Confirmed contract sales by mid-May stood at 560,000 tonnes with about 390,000 tonnes more awaiting final confirmation pending discussions between the Cocoa and Coffee Council (CCC) regulator and cocoa grinders over the level of country discount, sources at the CCC and exporting companies said.
"We are at a total of around 950,000 tonnes in sales for next season. This is a good level of sales even though there are still between 650,000 and 700,000 tonnes left to be sold to meet our objective," a CCC source said, adding that contracts should be completed by September.
Another source at CCC said the regulator was facing pressure to offer a country discount after the introduction of the LID, confirming that the country discount on contracts so far had been set at 150 to 200 pounds.
LID Scheme
Ivory Coast and neighbouring Ghana, which together account for about 60% of global cocoa output, both typically sell their beans with a country premium. Both also introduced the LID scheme to boost cash for farmers.

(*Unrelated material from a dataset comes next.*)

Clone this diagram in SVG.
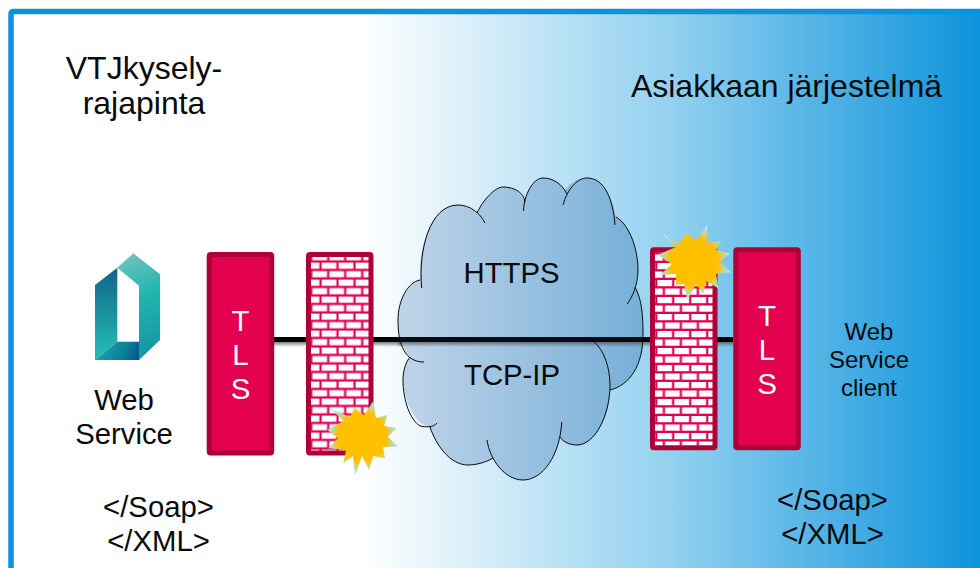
<svg xmlns="http://www.w3.org/2000/svg" width="980" height="568" viewBox="0 0 980 568">
<style>
text{font-family:"Liberation Sans",Arial,sans-serif;fill:#0a0a0a;text-anchor:middle}
.box{fill:#e2004f;stroke:#ae0037;stroke-width:5;stroke-linejoin:round}
.wall{stroke:#ae0037;stroke-width:5;stroke-linejoin:round}
.t{fill:#fff;font-size:29.500px}
.h{font-size:32px}
.m{font-size:29.300px}
.s{font-size:24px}
.cl{fill:none;stroke:#0a0a0a;stroke-width:1}
</style>
<defs>
<linearGradient id="bg" gradientUnits="userSpaceOnUse" x1="14" y1="0" x2="980" y2="0">
<stop offset="0" stop-color="#fff"/><stop offset="0.36" stop-color="#fff"/><stop offset="0.68" stop-color="#93d1ef"/><stop offset="1" stop-color="#0d93db"/>
</linearGradient>
<linearGradient id="cloud" gradientUnits="userSpaceOnUse" x1="398" y1="0" x2="643" y2="0">
<stop offset="0" stop-color="#c0d4e8"/><stop offset="1" stop-color="#76afd8"/>
</linearGradient>
<linearGradient id="shadow" x1="0" y1="0" x2="0" y2="1">
<stop offset="0" stop-color="#555" stop-opacity="0.75"/><stop offset="1" stop-color="#555" stop-opacity="0"/>
</linearGradient>
<pattern id="brick1" patternUnits="userSpaceOnUse" x="321.600" y="262.600" width="17" height="17">
<rect width="17" height="17" fill="#e2004f"/>
<rect x="0" y="0" width="14.800" height="6.200" fill="#fff"/>
<rect x="7.700" y="8.500" width="14.800" height="6.200" fill="#fff"/>
<rect x="-9.300" y="8.500" width="14.800" height="6.200" fill="#fff"/>
</pattern>
<pattern id="brick2" patternUnits="userSpaceOnUse" x="657.300" y="280" width="17" height="17">
<rect width="17" height="17" fill="#e2004f"/>
<rect x="0" y="0" width="14.800" height="6.200" fill="#fff"/>
<rect x="7.700" y="8.500" width="14.800" height="6.200" fill="#fff"/>
<rect x="-9.300" y="8.500" width="14.800" height="6.200" fill="#fff"/>
</pattern>
<radialGradient id="burst1" gradientUnits="userSpaceOnUse" cx="362" cy="437" r="40">
<stop offset="0" stop-color="#ffc000"/><stop offset="0.6" stop-color="#ffc000"/><stop offset="0.85" stop-color="#a9e2d8"/><stop offset="1" stop-color="#d8f2ec"/>
</radialGradient>
<radialGradient id="burst2" gradientUnits="userSpaceOnUse" cx="694" cy="262" r="40">
<stop offset="0" stop-color="#ffc000"/><stop offset="0.6" stop-color="#ffc000"/><stop offset="0.85" stop-color="#a9e2d8"/><stop offset="1" stop-color="#d8f2ec"/>
</radialGradient>
<linearGradient id="lgR" gradientUnits="userSpaceOnUse" x1="120" y1="255" x2="160" y2="350">
<stop offset="0" stop-color="#74c4c0"/><stop offset="0.45" stop-color="#22b5ae"/><stop offset="1" stop-color="#1596a6"/>
</linearGradient>
<linearGradient id="lgL" gradientUnits="userSpaceOnUse" x1="105" y1="272" x2="105" y2="350">
<stop offset="0" stop-color="#13678e"/><stop offset="1" stop-color="#23b6b0"/>
</linearGradient>
<linearGradient id="lgB" gradientUnits="userSpaceOnUse" x1="100" y1="345" x2="140" y2="360">
<stop offset="0" stop-color="#15a3a8"/><stop offset="0.6" stop-color="#0a7f9c"/><stop offset="1" stop-color="#054c85"/>
</linearGradient>
</defs>

<rect id="background" x="14" y="14" width="966" height="554" fill="url(#bg)"/>
<path id="frame" d="M11,568V14Q11,11.500 14,11.500H980" fill="none" stroke="#0d93db" stroke-width="5.500"/>

<g id="connectors">
<rect x="274" y="342" width="459" height="5" fill="url(#shadow)"/>
<rect x="274" y="337" width="459" height="5" fill="#000"/>
</g>

<g id="title-left"><text class="h" x="144" y="79">VTJkysely-</text><text class="h" x="144" y="114">rajapinta</text></g>
<g id="title-right"><text class="h" x="786.500" y="97">Asiakkaan järjestelmä</text></g>

<g id="web-service">
<polygon points="117.300,267.700 133.300,253.300 160,274.300 160,340 139,360 139,285.700" fill="url(#lgR)"/>
<polygon points="95,285 117.300,267.700 117.300,341.700 95,360" fill="url(#lgL)"/>
<polygon points="95,360 117.300,341.700 139,341.700 139,360" fill="url(#lgB)"/>
<text class="m" x="124" y="410">Web</text><text class="m" x="124" y="444">Service</text>
</g>

<g id="tls-left">
<rect class="box" x="209.200" y="254.500" width="62.500" height="198.500" rx="1.500"/>
<text class="t" x="240.500" y="331">T</text><text class="t" x="240.500" y="365">L</text><text class="t" x="240.500" y="399">S</text>
</g>

<g id="firewall-left">
<rect class="wall" fill="url(#brick1)" x="308.500" y="254.500" width="62.500" height="198.500" rx="1.500"/>
</g>

<g id="cloud-node">
<path fill="url(#cloud)" d="M420,280C418,250 430,205 458,205C465,205 472,208 477,213C483,200 495,187 503,187C512,187 520,191 524,200C528,188 535,178 543,178C552,178 560,182 565,190C570,183 577,178 587,178C602,178 612,195 616,217C630,225 638,250 638,270C638,276 637,282 635,287C642,300 643,315 643,335C643,365 630,385 610,390C610,415 595,445 577,445C570,445 563,442 560,437C555,460 540,480 523,480C510,480 498,470 493,458C485,463 475,465 468,465C450,465 436,445 430,427C415,425 403,400 403,380C403,370 406,362 410,357C402,350 398,335 398,320C398,300 408,282 420,280Z"/>
<rect x="398" y="342" width="245" height="5" fill="url(#shadow)"/>
<rect x="398" y="337" width="245" height="5" fill="#020b18"/>
<path class="cl" d="M421.700,288C418,250 430,205 458,205C470,205 480,213 485,223M477,213C483,200 495,187 503,187C515,187 524,193 525,202M523.500,211C524,195 533,178 543,178C553,178 562,184 567,194M563,205C567,190 577,178 587,178C605,178 613,200 615,225M616,217C630,225 638,250 638,270C638,285 632,298 627,304M635,287C642,300 643,315 643,335C643,365 630,385 610,390M593,341C605,350 610,370 610,385C610,415 595,445 577,445C570,445 563,442 560,437M561.700,422C560,455 543,480 523,480C505,480 490,460 487,440M493,458C485,463 475,465 468,465C450,465 436,445 430,427M437,423C433,428 425,427 420,426C410,420 403,400 403,380C403,370 406,362 410,357M424,362C405,362 398,345 398,320C398,300 408,282 420,280"/>
<text class="m" x="511.500" y="283">HTTPS</text><text class="m" x="512" y="385">TCP-IP</text>
</g>

<g id="firewall-right">
<rect class="wall" fill="url(#brick2)" x="652.500" y="249.800" width="62.500" height="198" rx="1.500"/>
</g>

<g id="tls-right">
<rect class="box" x="735.800" y="249.800" width="62.500" height="198" rx="1.500"/>
<text class="t" x="767" y="326">T</text><text class="t" x="767" y="360">L</text><text class="t" x="767" y="394">S</text>
</g>

<g id="burst-left">
<polygon fill="url(#burst1)" points="329.300,407.700 344,421 327.300,430 338,438 328.300,448.300 346,450 343.300,463.300 353,456 355,476 362,456 369.300,470 373,456 385,458.300 383,447 398.300,446.700 387.700,436.700 396.700,428.300 384,425.700 387.700,415 376,418 373.300,401 364,415 354.300,407.700 350,417"/>
</g>
<g id="burst-right">
<polygon fill="url(#burst2)" points="661.700,232.700 676,247 657.300,255 672,264 660,275 676,274 676,285 684,284 687.300,300 696,284 703.300,294 706,281 718.300,288.300 716,274 731,272.300 720,262.300 730,253.300 716,250 720.700,240.700 707,243 707.300,224.700 696,241 686.700,232.700 678,245"/>
</g>

<g id="client"><text class="s" x="869" y="340">Web</text><text class="s" x="869" y="368">Service</text><text class="s" x="869" y="396">client</text></g>
<g id="soap-left"><text class="m" x="158.500" y="517">&lt;/Soap&gt;</text><text class="m" x="158.500" y="551">&lt;/XML&gt;</text></g>
<g id="soap-right"><text class="m" x="832.500" y="510">&lt;/Soap&gt;</text><text class="m" x="832.500" y="544">&lt;/XML&gt;</text></g>
</svg>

A director of an Abidjan-based European cocoa export company said contracts had been agreed at an accelerated pace in recent weeks after the CCC agreed to cut the country premium, also known as a differential.
"The fundamentals of the global market are not favourable for us to pay both the LID and a positive differential. Either lower the LID and keep the differential or the other way around," said the manager who asked not to be named.